Frequently asked questions
Is the examination of the accused under Section 313 mandatory or optional?
Clause (a) of Section 313(1) CrPC / Section 351(1) BNSS is discretionary — the court may put questions at any stage. Clause (b) is mandatory: after the prosecution witnesses are examined and before the accused is called for his defence, the court must question him generally on the case. The only relaxation is the proviso permitting dispensation in summons cases where personal attendance has been dispensed with. Omission of the mandatory clause (b) examination can vitiate the trial if prejudice is shown, as held in Tara Singh v. State.
Can an accused be convicted on the basis of his Section 313 statement alone?
No. The accused is not on oath and is not cross-examined, so his answers are not substantive evidence. Under sub-section (4) the answers may only be “taken into consideration.” The statement cannot by itself form the sole basis of conviction. However, as Sharad Birdhichand Sarda v. State of Maharashtra explains, a false or evasive explanation can serve as an additional link to complete an otherwise complete chain of circumstantial evidence — never to fill a gap in the prosecution case.
What happens if an incriminating circumstance is not put to the accused under Section 313?
That circumstance must be excluded from consideration and cannot be used to convict the accused. Sharad Birdhichand Sarda and Raj Kumar @ Suman v. State (NCT of Delhi) hold that each material circumstance must be put separately, specifically and distinctly. Failure to do so is a serious irregularity which vitiates the trial if it causes prejudice; whether it is curable depends on the failure-of-justice test laid down in Nar Singh v. State of Haryana.

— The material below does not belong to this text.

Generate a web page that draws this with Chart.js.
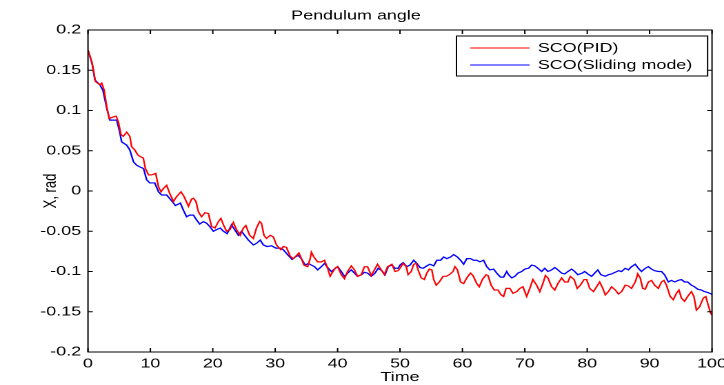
<!DOCTYPE html>
<html><head><meta charset="utf-8">
<script src="https://cdn.jsdelivr.net/npm/chart.js@4.4.1/dist/chart.umd.min.js"></script>
<style>
html,body{margin:0;padding:0;background:#fff;overflow:hidden;width:724px;height:385px;}
#wrap{position:absolute;left:0;top:0;width:525px;height:385px;transform:scale(1.379048,1);transform-origin:0 0;}
canvas{display:block;}
</style></head><body>
<div id="wrap"><canvas id="c" width="525" height="385"></canvas></div>
<script>
const chartTitle = 'Pendulum angle';
const xTitle = 'Time';
const yTitle = 'X, rad';
const seriesNames = ['SCO(PID)', 'SCO(Sliding mode)'];
const seriesColors = ['#ff0000', '#0000ff'];
const xTicks = [0,10,20,30,40,50,60,70,80,90,100];
const xTickLabels = ['0','10','20','30','40','50','60','70','80','90','100'];
const yTicks = [-0.2,-0.15,-0.1,-0.05,0,0.05,0.1,0.15,0.2];
const yTickLabels = ['-0.2','-0.15','-0.1','-0.05','0','0.05','0.1','0.15','0.2'];

const tRed = [0,0.6,0.85,1.2,1.9,2.2,2.6,3.0,3.4,4.06,4.5,4.86,5.3,5.66,6.2,6.7,7.0,7.5,7.96,8.3,8.86,9.2,9.7,10.2,10.85,11.3,11.7,12.07,12.6,13.1,13.7,14.2,14.9,15.4,16.1,16.6,16.9,17.3,17.7,18.2,18.75,19.3,19.8,20.35,20.9,21.3,21.7,22.2,22.75,23.3,23.8,24.4,24.9,25.3,25.9,26.5,27.0,27.5,27.8,28.2,28.6,29.2,29.7,30.2,30.9,31.3,31.8,32.4,32.9,33.3,33.8,34.1,34.6,35.2,35.6,35.8,36.2,36.8,37.4,37.9,38.4,38.8,39.1,39.6,40.0,40.6,41.1,41.6,42.2,42.7,43.2,43.8,44.3,44.8,45.4,45.9,46.4,47.0,47.5,48.0,48.7,49.2,49.7,50.0,50.5,51.0,51.3,51.8,52.2,52.6,52.9,53.4,53.9,54.3,54.7,55.1,55.4,55.8,56.3,56.9,57.4,57.9,58.5,58.8,59.2,59.7,60.2,60.7,61.3,61.7,62.3,62.7,63.2,63.8,64.1,64.6,65.1,65.7,66.2,66.6,67.0,67.6,68.1,68.7,69.2,69.7,70.3,70.8,71.3,71.9,72.4,72.9,73.3,73.7,74.3,74.8,75.3,75.9,76.4,76.9,77.3,77.9,78.4,78.9,79.5,79.9,80.4,81.0,81.5,82.0,82.5,82.9,83.4,83.9,84.5,85.0,85.5,86.1,86.6,87.1,87.7,88.1,88.5,88.9,89.3,89.8,90.3,90.8,91.4,91.9,92.3,92.7,93.3,93.8,94.3,94.7,95.1,95.6,96.1,96.7,97.1,97.5,98.0,98.6,99.0,99.4,99.8,100];
const xRed = [0.175,0.161,0.151,0.136,0.132,0.134,0.125,0.105,0.090,0.092,0.093,0.086,0.070,0.068,0.073,0.068,0.055,0.051,0.045,0.043,0.041,0.028,0.020,0.020,0.022,0.005,-0.001,0.003,0.007,-0.003,-0.013,-0.007,-0.001,-0.007,-0.019,-0.010,-0.009,-0.013,-0.026,-0.032,-0.027,-0.028,-0.044,-0.046,-0.038,-0.034,-0.042,-0.050,-0.048,-0.039,-0.048,-0.055,-0.046,-0.043,-0.055,-0.059,-0.046,-0.038,-0.040,-0.055,-0.059,-0.055,-0.057,-0.067,-0.073,-0.069,-0.070,-0.081,-0.084,-0.081,-0.077,-0.082,-0.092,-0.094,-0.084,-0.076,-0.082,-0.088,-0.088,-0.086,-0.096,-0.106,-0.102,-0.096,-0.094,-0.104,-0.109,-0.100,-0.093,-0.098,-0.106,-0.104,-0.094,-0.094,-0.105,-0.098,-0.091,-0.098,-0.104,-0.094,-0.091,-0.100,-0.099,-0.096,-0.090,-0.094,-0.104,-0.100,-0.091,-0.090,-0.098,-0.108,-0.110,-0.102,-0.097,-0.098,-0.110,-0.117,-0.113,-0.106,-0.106,-0.104,-0.100,-0.094,-0.098,-0.113,-0.115,-0.108,-0.102,-0.105,-0.115,-0.119,-0.110,-0.104,-0.105,-0.117,-0.123,-0.123,-0.129,-0.131,-0.121,-0.121,-0.127,-0.125,-0.121,-0.119,-0.131,-0.121,-0.110,-0.117,-0.125,-0.115,-0.105,-0.108,-0.119,-0.123,-0.115,-0.108,-0.113,-0.113,-0.106,-0.110,-0.121,-0.117,-0.110,-0.110,-0.121,-0.125,-0.119,-0.113,-0.121,-0.129,-0.125,-0.119,-0.123,-0.128,-0.125,-0.117,-0.118,-0.121,-0.113,-0.103,-0.108,-0.121,-0.122,-0.113,-0.111,-0.117,-0.121,-0.113,-0.111,-0.117,-0.131,-0.135,-0.127,-0.123,-0.133,-0.137,-0.131,-0.125,-0.131,-0.148,-0.144,-0.133,-0.131,-0.142,-0.152,-0.154];

const tBlue = [0,0.7,1.1,1.9,2.4,3.0,3.5,4.06,4.6,5.0,5.4,6.2,6.7,7.3,7.8,8.3,8.9,9.4,9.9,10.7,11.3,11.8,12.6,13.5,14.0,14.8,15.3,15.8,16.3,16.9,17.4,17.9,18.5,19.0,19.5,20.1,20.6,21.2,21.7,22.3,23.0,23.5,24.1,24.6,25.1,25.7,26.5,27.0,27.6,28.1,28.7,29.4,30.1,30.8,31.3,32.1,32.7,33.2,33.7,34.2,34.8,35.3,35.8,36.3,36.8,37.4,37.9,38.5,39.0,39.5,40.0,40.6,41.1,41.6,42.2,42.7,43.2,43.8,44.3,44.8,45.4,46.0,46.5,47.1,47.6,48.1,48.7,49.2,49.7,50.0,50.5,51.1,51.6,52.2,52.7,53.2,53.7,54.3,54.8,55.4,55.9,56.5,57.0,57.5,58.1,58.6,59.2,59.7,60.2,60.7,61.3,61.8,62.3,62.8,63.4,63.9,64.4,65.0,65.5,66.1,66.6,67.1,67.4,67.9,68.4,68.9,69.5,70.0,70.6,71.1,71.6,72.1,72.7,73.2,73.7,74.3,74.8,75.3,75.9,76.4,76.9,77.5,78.0,78.5,79.2,79.6,80.1,80.7,81.2,81.7,82.2,82.9,83.4,83.9,84.5,85.0,85.5,86.1,86.6,87.1,87.7,88.2,88.7,89.3,89.8,90.3,90.8,91.4,91.9,92.4,93.0,93.5,94.0,94.6,95.1,95.6,96.1,96.7,97.2,97.7,98.3,98.8,99.3,99.9,100];
const xBlue = [0.175,0.157,0.138,0.132,0.125,0.103,0.088,0.088,0.088,0.076,0.061,0.057,0.051,0.036,0.032,0.030,0.028,0.014,0.010,0.010,-0.001,-0.005,-0.005,-0.013,-0.018,-0.015,-0.024,-0.032,-0.030,-0.030,-0.036,-0.041,-0.038,-0.040,-0.044,-0.050,-0.048,-0.046,-0.050,-0.053,-0.042,-0.048,-0.055,-0.050,-0.055,-0.061,-0.067,-0.065,-0.061,-0.067,-0.069,-0.068,-0.071,-0.071,-0.073,-0.080,-0.085,-0.082,-0.080,-0.084,-0.092,-0.090,-0.092,-0.094,-0.098,-0.094,-0.090,-0.096,-0.100,-0.097,-0.094,-0.100,-0.106,-0.102,-0.098,-0.102,-0.106,-0.104,-0.101,-0.102,-0.106,-0.102,-0.096,-0.099,-0.104,-0.094,-0.092,-0.096,-0.096,-0.092,-0.089,-0.094,-0.092,-0.086,-0.090,-0.095,-0.096,-0.093,-0.091,-0.093,-0.086,-0.086,-0.082,-0.084,-0.082,-0.079,-0.082,-0.086,-0.091,-0.084,-0.084,-0.086,-0.086,-0.088,-0.086,-0.094,-0.098,-0.097,-0.102,-0.107,-0.107,-0.100,-0.104,-0.108,-0.106,-0.102,-0.100,-0.097,-0.096,-0.092,-0.093,-0.096,-0.100,-0.096,-0.100,-0.098,-0.095,-0.098,-0.102,-0.103,-0.100,-0.097,-0.100,-0.104,-0.102,-0.100,-0.103,-0.106,-0.102,-0.098,-0.104,-0.106,-0.104,-0.103,-0.101,-0.099,-0.100,-0.096,-0.098,-0.094,-0.091,-0.096,-0.100,-0.096,-0.094,-0.097,-0.099,-0.100,-0.100,-0.104,-0.113,-0.111,-0.113,-0.111,-0.110,-0.113,-0.113,-0.117,-0.119,-0.122,-0.123,-0.125,-0.126,-0.128,-0.129];

const FONT = {family:"'Liberation Sans', Arial, Helvetica, sans-serif", size:13, weight:'normal'};

const matlabPlugin = {
  id:'matlabBox',
  afterDatasetsDraw(chart){
    const {ctx, chartArea:a, scales:{x, y}} = chart;
    ctx.save();
    ctx.strokeStyle = '#000';
    ctx.lineWidth = 1;
    ctx.strokeRect(a.left, a.top, a.right - a.left, a.bottom - a.top);
    ctx.beginPath();
    xTicks.forEach(v => {
      const px = x.getPixelForValue(v);
      ctx.moveTo(px, a.bottom); ctx.lineTo(px, a.bottom - 4);
      ctx.moveTo(px, a.top); ctx.lineTo(px, a.top + 4);
    });
    yTicks.forEach(v => {
      const py = y.getPixelForValue(v);
      ctx.moveTo(a.left, py); ctx.lineTo(a.left + 3.5, py);
      ctx.moveTo(a.right, py); ctx.lineTo(a.right - 3.5, py);
    });
    ctx.stroke();
    // legend box
    const L = 331, R = a.right - 3.2, T = 36, B = 76;
    ctx.fillStyle = '#fff';
    ctx.fillRect(L, T, R - L, B - T);
    ctx.strokeRect(L, T, R - L, B - T);
    ctx.font = `${FONT.size}px ${FONT.family}`;
    ctx.textBaseline = 'middle';
    ctx.textAlign = 'left';
    chart.data.datasets.forEach((ds, i) => {
      const yy = 48 + i * 17;
      ctx.strokeStyle = ds.borderColor;
      ctx.beginPath(); ctx.moveTo(341, yy); ctx.lineTo(384, yy); ctx.stroke();
      ctx.fillStyle = '#000';
      ctx.fillText(ds.label, 390, yy + 0.5);
    });
    ctx.restore();
  }
};

new Chart(document.getElementById('c'), {
  type:'line',
  data:{
    datasets:[
      {label:seriesNames[0], data:tRed.map((t,i)=>({x:t, y:xRed[i]})), borderColor:seriesColors[0], borderWidth:1.2, pointRadius:0, tension:0, fill:false},
      {label:seriesNames[1], data:tBlue.map((t,i)=>({x:t, y:xBlue[i]})), borderColor:seriesColors[1], borderWidth:1.2, pointRadius:0, tension:0, fill:false}
    ]
  },
  options:{
    responsive:false,
    animation:false,
    devicePixelRatio:2,
    layout:{padding:{left:0, right:8.7, top:0, bottom:0}},
    plugins:{
      legend:{display:false},
      tooltip:{enabled:false},
      title:{display:true, text:chartTitle, color:'#000', font:FONT, padding:{top:8, bottom:6.4}}
    },
    scales:{
      x:{
        type:'linear', min:0, max:100,
        afterBuildTicks:s => { s.ticks = xTicks.map(v => ({value:v})); },
        afterFit:s => { s.height = 33; s.paddingLeft = 0; s.paddingRight = 0; },
        ticks:{color:'#000', font:FONT, padding:4, maxRotation:0, autoSkip:false, callback:(v,i)=>xTickLabels[i]},
        grid:{display:false, drawTicks:false},
        border:{display:false},
        title:{display:true, text:xTitle, color:'#000', font:FONT, padding:{top:0, bottom:0}}
      },
      y:{
        type:'linear', min:-0.2, max:0.2,
        afterBuildTicks:s => { s.ticks = yTicks.map(v => ({value:v})); },
        afterFit:s => { s.width = 63.8; s.paddingTop = 0; s.paddingBottom = 0; },
        ticks:{color:'#000', font:FONT, padding:5, autoSkip:false, callback:(v,i)=>yTickLabels[i]},
        grid:{display:false, drawTicks:false},
        border:{display:false},
        title:{display:true, text:yTitle, color:'#000', font:FONT, padding:{top:29, bottom:0}}
      }
    }
  },
  plugins:[matlabPlugin]
});
</script>
</body></html>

How does Section 351 BNSS differ from Section 313 CrPC?
The substance is the same — the two limbs in sub-section (1), the oathless character, the no-punishment protection, and the limited evidentiary value all carry over. The chief change is sub-section (5) of Section 351 BNSS, which expressly empowers the court to take the help of the prosecutor and defence counsel in preparing the questions and to permit a written statement by the accused as sufficient compliance. What was a 2009 proviso to Section 313 CrPC, confined to dispensed-attendance cases, is now a free-standing, generally applicable provision.
Is the court bound to consider the defence the accused takes in his Section 313 statement?
Yes. In Reena Hazarika v. State of Assam the Supreme Court held that Section 313 is not a mere procedural formality but a facet of the fair-trial guarantee under Article 21, and that the court has a solemn duty to consider the accused's explanation and either accept or reject it for reasons recorded in writing. Non-consideration of the defence can vitiate a conviction. The accused need only establish his explanation on a preponderance of probabilities, not beyond reasonable doubt.
Can a defect in the Section 313 examination be cured by the appellate court?
Yes, depending on prejudice. An appellate or revisional court may remand for fresh examination, record the statement itself, or simply exclude the un-put circumstance. Nar Singh v. State of Haryana sets out the calibrated approach turning on whether a failure of justice has resulted, and Aejaz Ahmad Sheikh v. State of Uttar Pradesh (2025) stresses that a conviction-appeal court must examine the 313 statement and cure any defect at the earliest stage rather than letting it stand unaddressed.